• COLLECTED MATERIAL
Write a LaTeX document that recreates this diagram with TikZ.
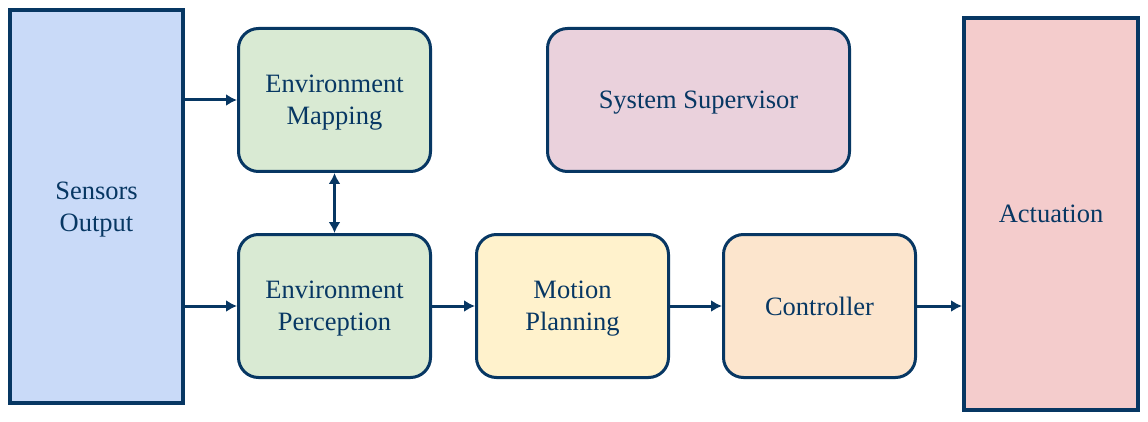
\documentclass[tikz,border=0pt]{standalone}
\usepackage{fontspec}
\setmainfont{Liberation Serif}
\usetikzlibrary{positioning,arrows.meta}
\definecolor{navy}{HTML}{073763}
\definecolor{sensorblue}{HTML}{C9DAF8}
\definecolor{envgreen}{HTML}{D9EAD3}
\definecolor{planyellow}{HTML}{FFF2CC}
\definecolor{ctrlorange}{HTML}{FCE5CD}
\definecolor{supervpink}{HTML}{EAD1DC}
\definecolor{actred}{HTML}{F4CCCC}
\tikzstyle{block} = [draw=navy, line width=3pt, rounded corners=20pt, minimum width=192pt, minimum height=143pt, align=center, text=navy, inner sep=0pt, text depth=0pt, font=\fontsize{26.5}{32}\selectfont]
\tikzstyle{side} = [draw=navy, line width=4pt, align=center, text=navy, inner sep=0pt, text depth=0pt, font=\fontsize{26.5}{32}\selectfont]
\tikzstyle{link} = [-{Latex[length=11pt,width=12pt]}, line width=3pt, draw=navy]

\begin{document}
\begin{tikzpicture}[x=1pt,y=1pt]
		\useasboundingbox (0,0) rectangle (1148,421);
		\node [side, fill=sensorblue, minimum width=173pt, minimum height=393pt] (sensors) at (96.5,214.5) {Sensors\\Output};
		\node [block, fill=envgreen] (mapping) at (334.5,321) {Environment\\Mapping};
		\node [block, fill=envgreen, below=60pt of mapping] (perception) {Environment\\Perception};
		\node [block, fill=planyellow, right=43pt of perception] (planning) {Motion\\Planning};
		\node [block, fill=ctrlorange, right=52pt of planning] (controller) {Controller};
		\node [block, fill=supervpink, minimum width=302pt] (supervisor) at (698.5,321) {System Supervisor};
		\node [side, fill=actred, minimum width=174pt, minimum height=392pt] (actuation) at (1051,207) {Actuation};
		
		
		\draw [link] (sensors.east |- mapping.west) -- (mapping.west);
		\draw [link] (sensors.east |- perception.west) -- (perception.west);
		\draw [link, {Latex[length=11pt,width=12pt]}-{Latex[length=11pt,width=12pt]}] (mapping) -- (perception);
		\draw [link] (perception) -- (planning);
		\draw [link] (planning) -- (controller);
		\draw [link] (controller.east) -- (controller.east -| actuation.west);
		
		
		\end{tikzpicture}
\end{document}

• EXERCISE
Write out, word for word, the lines from the start of the data through the one holding "line width=3pt, draw=navy]". Omit pictures.

• FINAL ANSWER
Write a LaTeX document that recreates this diagram with TikZ.
\documentclass[tikz,border=0pt]{standalone}
\usepackage{fontspec}
\setmainfont{Liberation Serif}
\usetikzlibrary{positioning,arrows.meta}
\definecolor{navy}{HTML}{073763}
\definecolor{sensorblue}{HTML}{C9DAF8}
\definecolor{envgreen}{HTML}{D9EAD3}
\definecolor{planyellow}{HTML}{FFF2CC}
\definecolor{ctrlorange}{HTML}{FCE5CD}
\definecolor{supervpink}{HTML}{EAD1DC}
\definecolor{actred}{HTML}{F4CCCC}
\tikzstyle{block} = [draw=navy, line width=3pt, rounded corners=20pt, minimum width=192pt, minimum height=143pt, align=center, text=navy, inner sep=0pt, text depth=0pt, font=\fontsize{26.5}{32}\selectfont]
\tikzstyle{side} = [draw=navy, line width=4pt, align=center, text=navy, inner sep=0pt, text depth=0pt, font=\fontsize{26.5}{32}\selectfont]
\tikzstyle{link} = [-{Latex[length=11pt,width=12pt]}, line width=3pt, draw=navy]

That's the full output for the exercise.